Billed as a play-with-music, Alexandrowicz is quick to point out that Partch’s music and the instruments he created are not actually used in the piece due to copyright issues. Instead, the music within the play is composed “within the musical catalogue that Partch created”.
“Partch created some 25 different unique musical instruments,” said Alexandrowicz. “But because they are one-of-a-kind it would be impossible to actually use them to create the music in the play”.
Another theme Alexandrowicz explores is the concept of free speech.
“We live in a time when free speech is more and more under attack and Partch represents someone that had a rebel perspective on the world,” he explained. “Partch took the contrary view and beat his own path”.

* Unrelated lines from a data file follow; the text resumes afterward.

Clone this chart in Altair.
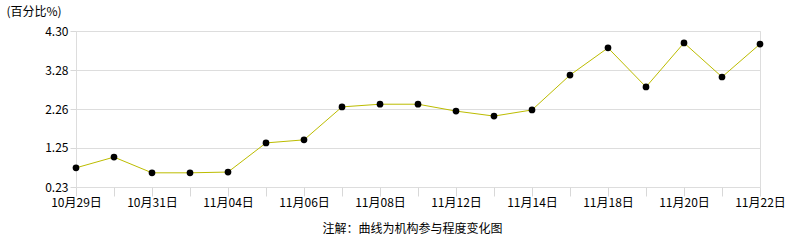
import altair as alt
import pandas as pd

dates = ["10月29日", "10月30日", "10月31日", "11月03日", "11月04日", "11月05日",
         "11月06日", "11月07日", "11月08日", "11月11日", "11月12日", "11月13日",
         "11月14日", "11月15日", "11月18日", "11月19日", "11月20日", "11月21日",
         "11月22日"]
values = [0.73, 1.01, 0.60, 0.60, 0.62, 1.38, 1.46, 2.32, 2.39, 2.39, 2.21,
          2.08, 2.24, 3.15, 3.86, 2.84, 3.99, 3.10, 3.96]
shown_labels = ["10月29日", "10月31日", "11月04日", "11月06日", "11月08日",
                "11月12日", "11月14日", "11月18日", "11月20日", "11月22日"]
y_ticks = [0.23, 1.25, 2.26, 3.28, 4.30]

df = pd.DataFrame({"date": dates, "value": values})

FONT = "Noto Sans CJK SC"
label_list = "[" + ",".join("'" + s + "'" for s in shown_labels) + "]"

x = alt.X(
    "date:O",
    sort=dates,
    scale=alt.Scale(type="point", padding=0),
    axis=alt.Axis(
        title="注解：曲线为机构参与程度变化图",
        titleFont=FONT, titleFontSize=12, titleFontWeight="normal", titleColor="#000",
        titleX=336, titleY=41, titleBaseline="middle", titleAlign="center",
        labelExpr=f"indexof({label_list}, datum.value) >= 0 ? datum.label : ''",
        labelOverlap=False, labelAngle=0, labelFont=FONT, labelFontSize=12,
        labelColor="#000", labelPadding=1,
        tickSize=9, tickColor="#d8d8d8", domain=False, grid=False,
    ),
)
y = alt.Y(
    "value:Q",
    scale=alt.Scale(domain=[0.23, 4.30], nice=False, zero=False),
    axis=alt.Axis(
        title="(百分比%)", titleAngle=0, titleAlign="left", titleBaseline="middle",
        titleX=-70, titleY=-20, titleFont=FONT, titleFontSize=12,
        titleFontWeight="normal", titleColor="#000",
        values=y_ticks, format=".2f", labelFont=FONT, labelFontSize=12,
        labelColor="#000", labelPadding=2, tickSize=6, tickColor="#d8d8d8",
        domain=False, grid=True, gridColor="#dddddd", gridWidth=1,
    ),
)

base = alt.Chart(df).encode(x=x, y=y)
line = base.mark_line(color="#bcbc00", strokeWidth=1)
pts = base.mark_point(filled=True, color="#000", opacity=1, size=45)

chart = (
    alt.layer(line, pts)
    .properties(width=684, height=156, autosize=alt.AutoSizeParams(type="none"),
                padding={"left": 76, "top": 31, "right": 26, "bottom": 53})
    .configure_view(stroke="#dddddd", strokeWidth=1)
    .configure(background="white")
)

chart.save("out.html", embed_options={"renderer": "svg", "actions": False})
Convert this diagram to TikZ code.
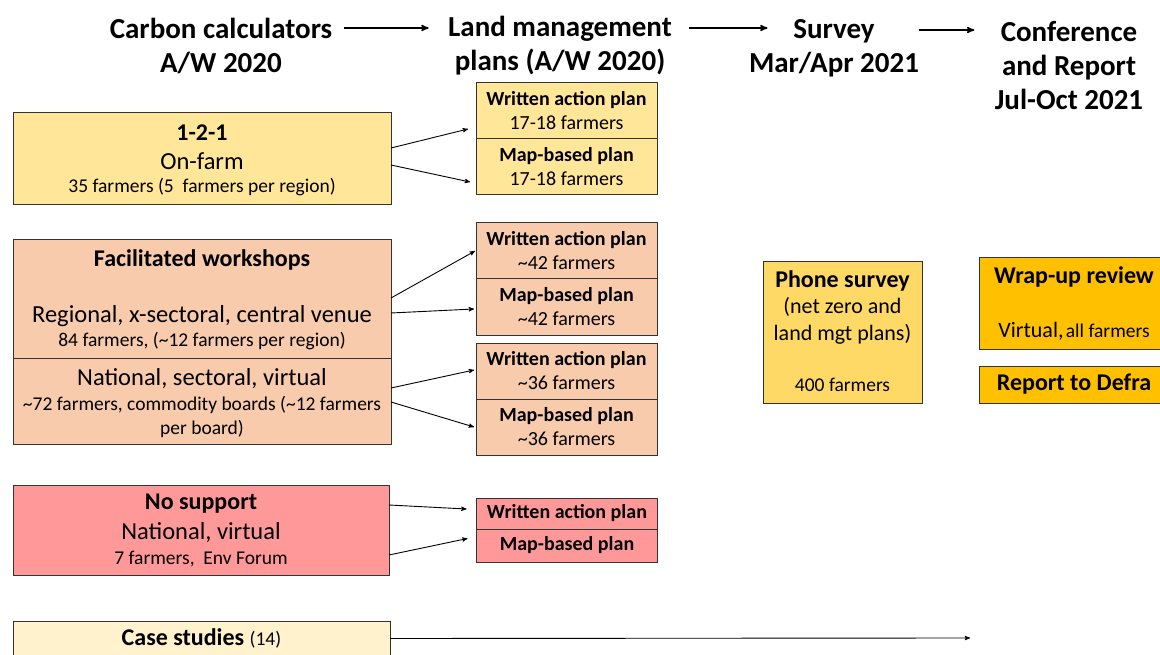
\documentclass[tikz,border=0pt]{standalone}
\usepackage{fontspec}
\setmainfont{Carlito}
\usepackage{tikz}
\usetikzlibrary{positioning, arrows}
\definecolor{oneyellow}{HTML}{FFE699}
\definecolor{facpeach}{HTML}{F8CBAD}
\definecolor{nored}{HTML}{FF9999}
\definecolor{casecream}{HTML}{FFF2CC}
\definecolor{phonegold}{HTML}{FFD966}
\definecolor{wraporange}{HTML}{FFC000}
\tikzset{
  >=stealth',
  hdr/.style={font=\fontsize{29}{34}\selectfont\bfseries, align=center},
  hdrarr/.style={->, line width=1.5pt},
  arr/.style={->, line width=0.9pt},
  box/.style={draw=black!80, line width=1pt, outer sep=0pt, inner sep=0pt},
  plan/.style={box, minimum width=181, minimum height=56, align=center,
    font=\fontsize{20}{24}\selectfont},
  flat/.style={box, minimum width=181, minimum height=33,
    font=\fontsize{20}{22}\selectfont\bfseries},
  big/.style={font=\fontsize{24.5}{28}\selectfont},
  bold/.style={font=\fontsize{24}{28}\selectfont\bfseries},
  small/.style={font=\fontsize{19.5}{24}\selectfont, align=center},
}
\begin{document}
\begin{tikzpicture}[x=1pt, y=-1pt]
        \useasboundingbox (0,0) rectangle (1160,655);
        \clip (0,0) rectangle (1160,655);

        % stage headings
        \node[hdr] (hCarbon) at (221,46) {Carbon calculators\\A/W 2020};
        \node[hdr] (hLand) at (560,46) {Land management\\plans (A/W 2020)};
        \node[hdr] (hSurvey) at (834,48) {Survey\\Mar/Apr 2021};
        \node[hdr] (hConf) at (1069,66) {Conference\\and Report\\Jul-Oct 2021};

        % left boxes
        \node[box, fill=oneyellow, minimum width=378, minimum height=92] (oneone) at (202,159) {};
        \node[bold] (oneT) at (202,133) {1-2-1};
        \node[big] (oneS) at (202,161) {On-farm};
        \node[small] (oneN) at (202,187) {35 farmers (5\ \ farmers per region)};

        \node[box, fill=facpeach, minimum width=378, minimum height=118] (facA) at (202,299) {};
        \node[box, fill=facpeach, minimum width=378, minimum height=86] (facB) at (202,401) {};
        \node[bold] (facT) at (202,260) {Facilitated workshops};
        \node[big] (facS) at (202,316) {Regional, x-sectoral, central venue};
        \node[small] (facN) at (202,341) {84 farmers, (\textasciitilde 12 farmers per region)};
        \node[big] (natS) at (202,379) {National, sectoral, virtual};
        \node[small] (natN) at (202,417) {\textasciitilde 72 farmers, commodity boards (\textasciitilde 12 farmers\\per board)};

        \node[box, fill=nored, minimum width=376, minimum height=90] (nosup) at (201,530) {};
        \node[bold] (noT) at (201,504) {No support};
        \node[big] (noS) at (201,533) {National, virtual};
        \node[small] (noN) at (201,559) {7 farmers,\ \ Env Forum};

        \node[box, fill=casecream, minimum width=377, minimum height=52] (cases) at (201.5,647) {};
        \node[bold] (caseT) at (201.5,638) {Case studies {\fontsize{19.5}{22}\selectfont\mdseries(14)}};
        \coordinate (caseEnd) at (970,638);

        % plan boxes
        \node[plan, fill=oneyellow] (wapA) at (566.5,111) {\textbf{Written action plan}\\17-18 farmers};
        \node[plan, fill=oneyellow, below=0pt of wapA] (mbpA) {\textbf{Map-based plan}\\17-18 farmers};
        \node[plan, fill=facpeach] (wapB) at (566.5,251) {\textbf{Written action plan}\\\textasciitilde 42 farmers};
        \node[plan, fill=facpeach, below=0pt of wapB] (mbpB) {\textbf{Map-based plan}\\\textasciitilde 42 farmers};
        \node[plan, fill=facpeach] (wapC) at (566.5,371) {\textbf{Written action plan}\\\textasciitilde 36 farmers};
        \node[plan, fill=facpeach, below=0pt of wapC] (mbpC) {\textbf{Map-based plan}\\\textasciitilde 36 farmers};
        \node[flat, fill=nored, minimum height=31] (wapD) at (567,513.5) {Written action plan};
        \node[flat, fill=nored, below=0pt of wapD] (mbpD) {Map-based plan};

        % survey and conference
        \node[box, fill=phonegold, minimum width=159, minimum height=141] (phone) at (842.5,332.5) {};
        \node[bold] (phT) at (842.5,281) {Phone survey};
        \node[align=center, font=\fontsize{22}{26.5}\selectfont] (phS) at (842.5,321) {(net zero and\\land mgt plans)};
        \node[small] (phN) at (842.5,385) {400 farmers};

        \node[box, fill=wraporange, minimum width=190, minimum height=91] (wrap) at (1074,303.5) {};
        \node[bold] (wrT) at (1074,277) {Wrap-up review};
        \node (wrN) at (1074,331) {{\fontsize{22}{26}\selectfont Virtual,} {\fontsize{19.5}{26}\selectfont all farmers}};
        \node[box, fill=wraporange, minimum width=190, minimum height=37,
          font=\fontsize{24}{28}\selectfont\bfseries] (defra) at (1074,384.5) {Report to Defra};

        % connectors
        \draw[hdrarr] ([xshift=8pt, yshift=18pt]hCarbon.east) -- ([xshift=-16pt, yshift=18pt]hLand.west);
        \draw[hdrarr] ([xshift=14pt, yshift=18pt]hLand.east) -- ([xshift=22pt, yshift=20pt]hSurvey.west);
        \draw[hdrarr] ([xshift=-4pt, yshift=18pt]hSurvey.east) -- ([xshift=-17pt, yshift=36pt]hConf.west);
        \draw[arr] ([yshift=11pt]oneone.east) -- ([xshift=-8pt, yshift=-18pt]wapA.west);
        \draw[arr] ([yshift=-6pt]oneone.east) -- ([xshift=-6pt, yshift=-15pt]mbpA.west);
        \draw[arr] ([yshift=1pt]facA.east) -- ([xshift=-1pt]wapB.west);
        \draw[arr] ([yshift=-14pt]facA.east) -- ([xshift=-2pt, yshift=-2pt]mbpB.west);
        \draw[arr] ([yshift=13pt]facB.east) -- ([xshift=-2pt, yshift=1pt]wapC.west);
        \draw[arr] ([yshift=-1pt]facB.east) -- ([xshift=-2pt]mbpC.west);
        \draw[arr] ([yshift=25pt]nosup.east) -- ([xshift=-10pt, yshift=4.5pt]wapD.west);
        \draw[arr] ([yshift=-25pt]nosup.east) -- ([xshift=-9pt, yshift=7pt]mbpD.west);
        \draw[arr] ([yshift=8.5pt]cases.east) -- (caseEnd);

      \end{tikzpicture}
\end{document}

Along with the addition of music, Alexandrowicz’s company, Wild Excursions Performance, has a stated mission of integrating movement with text. According to Alexandrowicz The Boy Who Went Outside will definitely follow that mission with plans on staging the play in a very physical way. Given his choreographer’s background that shouldn’t come as too much of a surprise.
The Boy Who Went Outside
Performance Works, Granville Island
26 – 30 May 2010
An original play-with-music exploring the impossible enterprise of a writer attempting to write an impossible play based on the life and struggles of an impossible artist. Tickets are $15-$20 available at http://www.brownpapertickets.ca or 1-800-838-3006.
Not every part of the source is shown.